If you feel nonchalant or conflicted in addressing this challenge, you are not alone. The American Family Business Survey reported in October of 2007 that:
40.3 % of business owners expected to retire within 10 years
Of those planning to retire in < 5 years; fewer than 50% had a succession plan
Of those planning to retire in > 5 years; fewer than 33% had a succession plan
One third had no plan to retire
Now let’s face it, you will leave your business at some point. So it’s up to you to set the stage to do it on your own terms and in a way that works best for those that mean the most you. Hopefully, these rules will help motivate you to:
How to Plan your Business Exit Strategy and Get out with the Money and No Regret
Rule 1. Plan at least 5 years in advance
Though, I believe you can never start too soon.

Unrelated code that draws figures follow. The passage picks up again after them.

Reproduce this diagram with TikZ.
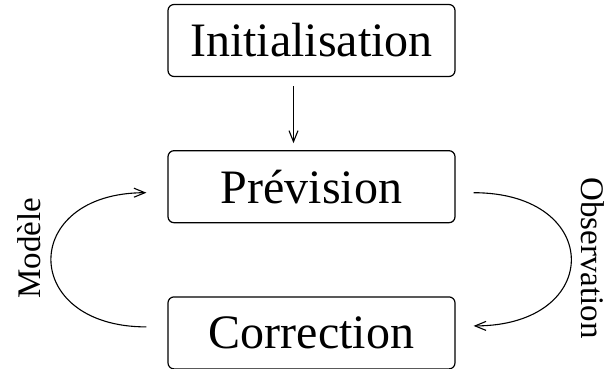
\documentclass[tikz,border=0pt]{standalone}
\usepackage{fontspec}
\setmainfont{Liberation Serif}
\usepackage{tikz}
\usetikzlibrary{arrows.meta,positioning,calc}
\tikzset{
  etape/.style={rectangle, rounded corners=6pt, draw=black, line width=1.2pt,
                minimum width=287pt, minimum height=72pt, align=center,
                font=\fontsize{48}{52}\selectfont},
  lbl/.style={font=\fontsize{33}{37}\selectfont, inner sep=0pt},
  arr/.style={-{Straight Barb[length=11pt,width=9pt]}, line width=1.1pt},
}
\begin{document}
\begin{tikzpicture}[node distance=73pt]
    \useasboundingbox (0pt,0pt) rectangle (610pt,-368pt);
    \node[etape] (init) at (311.5pt,-40.5pt) {Initialisation};
    \node[etape, below=of init] (prev) {Prévision};
    \node[etape, below=of prev] (corr) {Correction};
    \draw[arr] ([xshift=-18pt,yshift=-9pt]init.south) -- ([xshift=-18pt,yshift=7pt]prev.north);
    % boucle modele / observation
    \draw[arr] ([xshift=-21pt,yshift=6pt]corr.west) .. controls +(-127pt,0pt) and +(-127pt,0pt) .. ([xshift=-21pt,yshift=-6pt]prev.west);
    \draw[arr] ([xshift=18pt,yshift=-6pt]prev.east) .. controls +(130pt,0pt) and +(130pt,0pt) .. ([xshift=18pt,yshift=7pt]corr.east);
    \node[lbl, rotate=90] (mod) at (29pt,-248pt) {Modèle};
    \node[lbl, rotate=-90] (obs) at (593pt,-258pt) {Observation};
  \end{tikzpicture}
\end{document}
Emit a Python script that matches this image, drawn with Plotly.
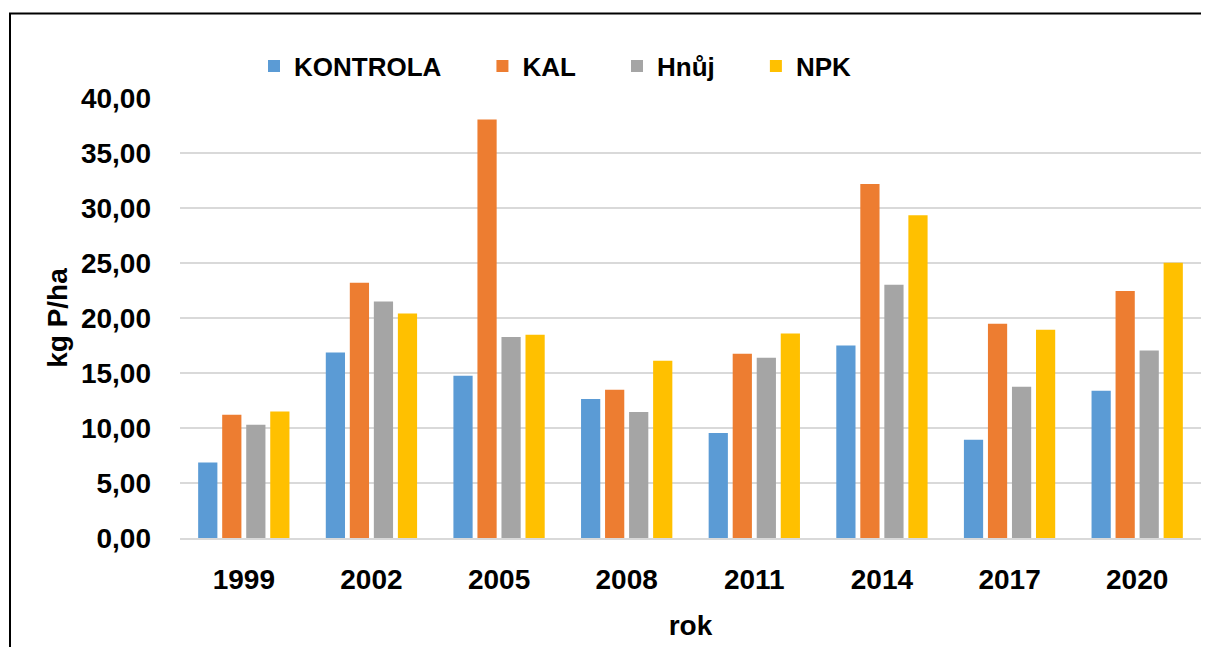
import plotly.graph_objects as go

years = ["1999", "2002", "2005", "2008", "2011", "2014", "2017", "2020"]
kontrola = [6.87, 16.87, 14.75, 12.63, 9.55, 17.50, 8.94, 13.39]
kal = [11.20, 23.20, 38.05, 13.48, 16.75, 32.18, 19.48, 22.45]
hnuj = [10.30, 21.50, 18.27, 11.45, 16.39, 23.03, 13.75, 17.05]
npk = [11.50, 20.40, 18.48, 16.12, 18.60, 29.33, 18.94, 25.03]

series = [
    ("KONTROLA", kontrola, "#5B9BD5"),
    ("KAL", kal, "#ED7D31"),
    ("Hnůj", hnuj, "#A5A5A5"),
    ("NPK", npk, "#FFC000"),
]

FONT = "Liberation Sans"
PAD = "\u00a0" * 5  # extra room between legend entries, like Excel

# the page body has an 8px margin, so the figure is 16px smaller than the window
W, H = 1193, 639
L, T, R, B = 172, 90, 0, 108.5
PW, PH = W - L - R, H - T - B

fig = go.Figure()
for name, vals, color in series:
    fig.add_trace(go.Bar(
        x=years, y=vals, name=name + PAD,
        marker=dict(color=color, line=dict(width=0)),
    ))

fig.update_layout(
    width=W, height=H,
    barmode="group", bargap=0.247, bargroupgap=0.2,
    separators=", ",
    plot_bgcolor="white", paper_bgcolor="white",
    margin=dict(l=L, r=R, t=T, b=B, autoexpand=False),
    font=dict(family=FONT, size=28, color="black", weight="bold"),
    legend=dict(
        orientation="h", x=(246 - L) / PW, y=(T + PH - 58) / PH,
        xanchor="left", yanchor="middle",
        font=dict(family=FONT, size=26, weight="bold"),
        itemwidth=30, traceorder="normal",
    ),
    showlegend=True,
)
fig.update_yaxes(
    range=[0, 40], dtick=5, tickformat=".2f",
    showgrid=True, gridcolor="#d9d9d9", gridwidth=2,
    zeroline=False, showline=False, ticks="",
    ticklabelstandoff=28,
    tickfont=dict(family=FONT, size=28, weight="bold"),
    title=dict(text="kg P/ha", standoff=5,
               font=dict(family=FONT, size=28, weight="bold")),
)
fig.update_xaxes(
    showline=True, linecolor="#d9d9d9", linewidth=2, ticks="",
    ticklabelstandoff=15,
    tickfont=dict(family=FONT, size=28, weight="bold"),
    title=dict(text="rok", standoff=22,
               font=dict(family=FONT, size=28, weight="bold")),
)
fig.add_shape(
    type="rect", xref="paper", yref="paper",
    x0=(2 - L) / PW, x1=(W + 20 - L) / PW,
    y0=(T + PH - (H + 20)) / PH, y1=(T + PH - 5.3) / PH,
    line=dict(color="black", width=2), fillcolor="rgba(0,0,0,0)",
    layer="above",
)

fig.write_html("out.html")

Doing a good job of planning your exit will take time and preparation if you hope to avoid potentially significant undesirable losses of value. If you’re interested in getting what the business could be worth, not just current worth, expect to make more than subtle changes in process, systems or organization.
Rule2. Understand your present financial position
Understand your personal financial plan requirements first and then focus on building a business exit strategy can deliver the necessary results. If multiple owners are involved, they should all be in a position to reference their personal financial plans before engaging in a strategic process that includes exit planning. This will establish fundamental goals and gaps upfront that helps you avoid surprises down the road. I mean surprises that will likely result in messy conflicts, wasted resources and loss of time.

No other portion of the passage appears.